I have a concert coming up in a few days at the Islington Assembly Hall. The ticketing, through a system called DICE, reminded me yet again of ticket touting.
Time was there was no Web and tickets had to be bought at the venue, at a ticket seller or by telephone. If necessary, it was posted, or you collected it, in a long queue, at the box office.
I remember going to see the Moody Blues at the Royal Albert Hall. The ordered tickets did not appear in the post, so we went to the box office beforehand armed with proof and got duplicates. Sitting in our seats, two gruff foreign chaps (not racist, just factual) turned up wanting the exact same seats. We could prove who we were, and since neither of these chaps was the female who had bought the tickets, they were marched off and dealt with.

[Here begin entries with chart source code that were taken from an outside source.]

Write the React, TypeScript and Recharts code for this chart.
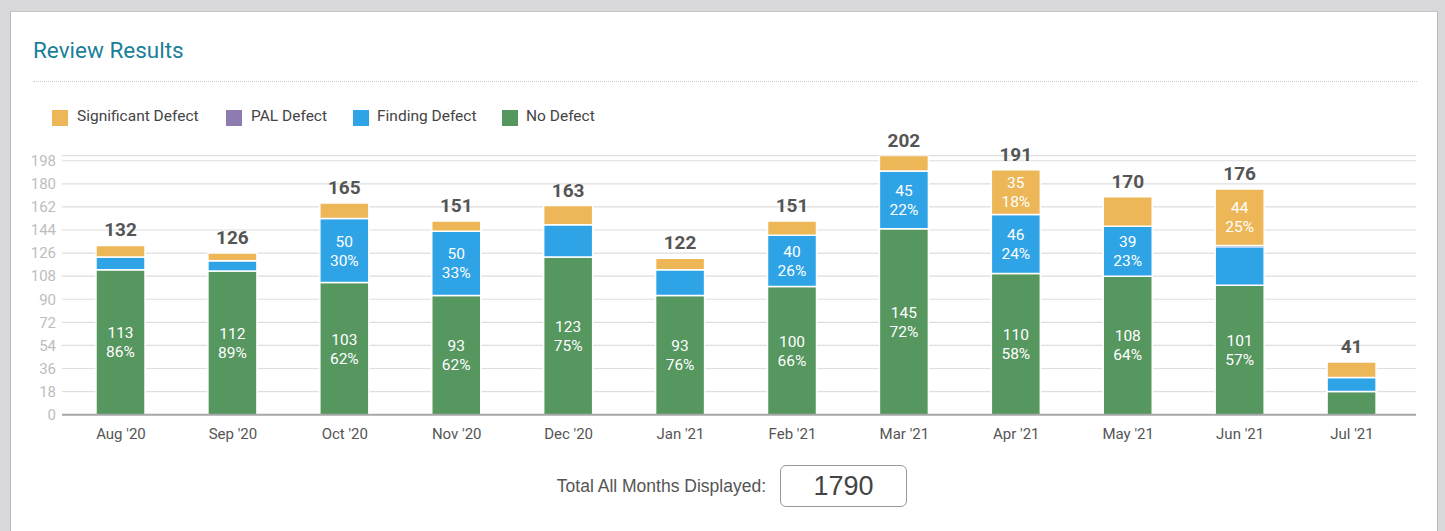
import { BarChart, Bar, XAxis, YAxis, CartesianGrid, LabelList } from 'recharts'

const months = ["Aug '20", "Sep '20", "Oct '20", "Nov '20", "Dec '20", "Jan '21", "Feb '21", "Mar '21", "Apr '21", "May '21", "Jun '21", "Jul '21"]
const noDefect = [113, 112, 103, 93, 123, 93, 100, 145, 110, 108, 101, 18]
const findingDefect = [10, 8, 50, 50, 25, 20, 40, 45, 46, 39, 30, 11]
const palDefect = [0, 0, 0, 0, 0, 0, 0, 0, 0, 0, 1, 0]
const significantDefect = [9, 6, 12, 8, 15, 9, 11, 12, 35, 23, 44, 12]
const yTicks = [0, 18, 36, 54, 72, 90, 108, 126, 144, 162, 180, 198]

const legendItems = [
  { name: 'Significant Defect', color: '#EDB657', left: 52, textLeft: 77 },
  { name: 'PAL Defect', color: '#8E7BB0', left: 226, textLeft: 251 },
  { name: 'Finding Defect', color: '#2EA3E6', left: 353, textLeft: 377 },
  { name: 'No Defect', color: '#56965F', left: 502, textLeft: 526 },
]

const totals = months.map(
  (_, i) => noDefect[i] + findingDefect[i] + palDefect[i] + significantDefect[i]
)
const grandTotal = totals.reduce((a, b) => a + b, 0)

const data = months.map((month, i) => ({
  month,
  noDefect: noDefect[i],
  finding: findingDefect[i],
  pal: palDefect[i],
  significant: significantDefect[i],
  total: totals[i],
}))

const font = 'Roboto, "Noto Sans", sans-serif'

function segmentLabel(props: any) {
  const { x, y, width, height, value, index } = props
  if (value == null || value < 35) return null
  const cx = Number(x) + Number(width) / 2
  const cy = Number(y) + Number(height) / 2
  const pct = Math.round((value / totals[index]) * 100)
  return (
    <g>
      <text x={cx} y={cy - 9} textAnchor="middle" dominantBaseline="central" fill="#fff" fontSize={15.5} fontFamily={font}>
        {value}
      </text>
      <text x={cx} y={cy + 10} textAnchor="middle" dominantBaseline="central" fill="#fff" fontSize={15.5} fontFamily={font}>
        {pct}%
      </text>
    </g>
  )
}

function totalLabel(props: any) {
  const { x, y, width, index } = props
  const cx = Number(x) + Number(width) / 2
  return (
    <text x={cx} y={Number(y) - 9} textAnchor="middle" fill="#555" fontSize={19} fontWeight={700} fontFamily={font}>
      {totals[index]}
    </text>
  )
}

export default function App() {
  return (
    <div style={{ position: 'absolute', left: 0, top: 0, width: 1445, height: 531, background: '#d9d9dc', overflow: 'hidden', fontFamily: font }}>
      <div
        style={{
          position: 'absolute',
          left: 10,
          top: 11,
          width: 1426,
          height: 530,
          background: '#fff',
          borderLeft: '1px solid #b9b9bd',
          borderTop: '1px solid #c4c4c8',
          borderRight: '1px solid #b9b9bd',
        }}
      />
      <div style={{ position: 'absolute', left: 33, top: 36, fontSize: 22.5, color: '#1A7F98', lineHeight: '28px' }}>
        Review Results
      </div>
      <div style={{ position: 'absolute', left: 33, top: 81, width: 1384, borderTop: '1px dotted #c8c8c8' }} />
      {legendItems.map((item) => (
        <div key={item.name}>
          <div style={{ position: 'absolute', left: item.left, top: 110, width: 16, height: 16, background: item.color }} />
          <div style={{ position: 'absolute', left: item.textLeft, top: 106, fontSize: 15.5, color: '#444', lineHeight: '20px' }}>
            {item.name}
          </div>
        </div>
      ))}
      <div style={{ position: 'absolute', left: 0, top: 0 }}>
        <BarChart
          width={1445}
          height={531}
          data={data}
          margin={{ top: 155.6, right: 29, bottom: 86.3, left: 10 }}
          barSize={49}
        >
          <CartesianGrid vertical={false} stroke="#dedede" strokeWidth={1.2} />
          <XAxis
            dataKey="month"
            height={30}
            tickLine={false}
            axisLine={{ stroke: '#a8a8a8', strokeWidth: 2 }}
            tickMargin={8}
            padding={{ left: 3, right: 8 }}
            tick={{ fill: '#555', fontSize: 15, fontFamily: font }}
            interval={0}
          />
          <YAxis
            width={52}
            domain={[0, 202]}
            ticks={yTicks}
            tickLine={false}
            axisLine={false}
            tickMargin={0}
            allowDataOverflow
            tick={{ fill: '#bdbdbd', fontSize: 15, fontFamily: font }}
          />
          <Bar dataKey="noDefect" stackId="a" fill="#56965F" stroke="#fff" strokeWidth={1.5} isAnimationActive={false}>
            <LabelList dataKey="noDefect" content={segmentLabel} />
          </Bar>
          <Bar dataKey="finding" stackId="a" fill="#2EA3E6" stroke="#fff" strokeWidth={1.5} isAnimationActive={false}>
            <LabelList dataKey="finding" content={segmentLabel} />
          </Bar>
          <Bar dataKey="pal" stackId="a" fill="#8E7BB0" stroke="#fff" strokeWidth={0.5} isAnimationActive={false} />
          <Bar dataKey="significant" stackId="a" fill="#EDB657" stroke="#fff" strokeWidth={1.5} isAnimationActive={false}>
            <LabelList dataKey="significant" content={segmentLabel} />
            <LabelList dataKey="significant" content={totalLabel} />
          </Bar>
        </BarChart>
      </div>
      <div style={{ position: 'absolute', left: 480, top: 475, width: 286, textAlign: 'right', fontSize: 17.5, color: '#555', fontFamily: '"Liberation Sans", Arial, sans-serif', lineHeight: '22px' }}>
        Total All Months Displayed:
      </div>
      <div
        style={{
          position: 'absolute',
          left: 780,
          top: 465,
          width: 125,
          height: 40,
          border: '1px solid #999',
          borderRadius: 6,
          textAlign: 'center',
          lineHeight: '40px',
          fontSize: 27,
          color: '#444',
          fontFamily: '"Liberation Sans", Arial, sans-serif',
        }}
      >
        {grandTotal}
      </div>
    </div>
  )
}
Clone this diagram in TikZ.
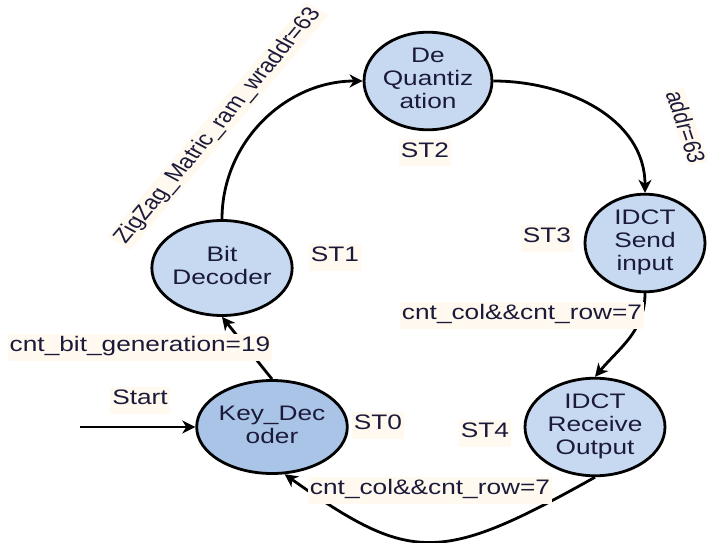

People are trying very hard to stop ticket touting. It’s unfair to fans that there are no tickets to be had for their favourite performer except at many times the actual price. With people like Paul McCartney asking for £150 per ticket, you know the touts may be selling some at many times that. Buying from a tout is also dodgy – how do you know it’s a real ticket?
Nowadays, you go to a concert, the tickets are named, the named person has to be there, maybe you even need photo id.
This DICE system, and there may be others, allows you to buy on-line. You need their app. The ticket comes to your phone, but you can’t see it until two hours before the concert. Then, the QR can be scanned and al is good. Oh, and the DICE people can send you lots of advertising and, who knows, snoop on your device to see what you are doing…
Personally, I prefer print at home tickets. I do object to having to pay huge booking and service fees for booking the ticket myself, doing all the work, and then printing myself as well.
Will they stop ticket touting? No, they can try, but as ever, whatever system they come up with, someone will defeat it.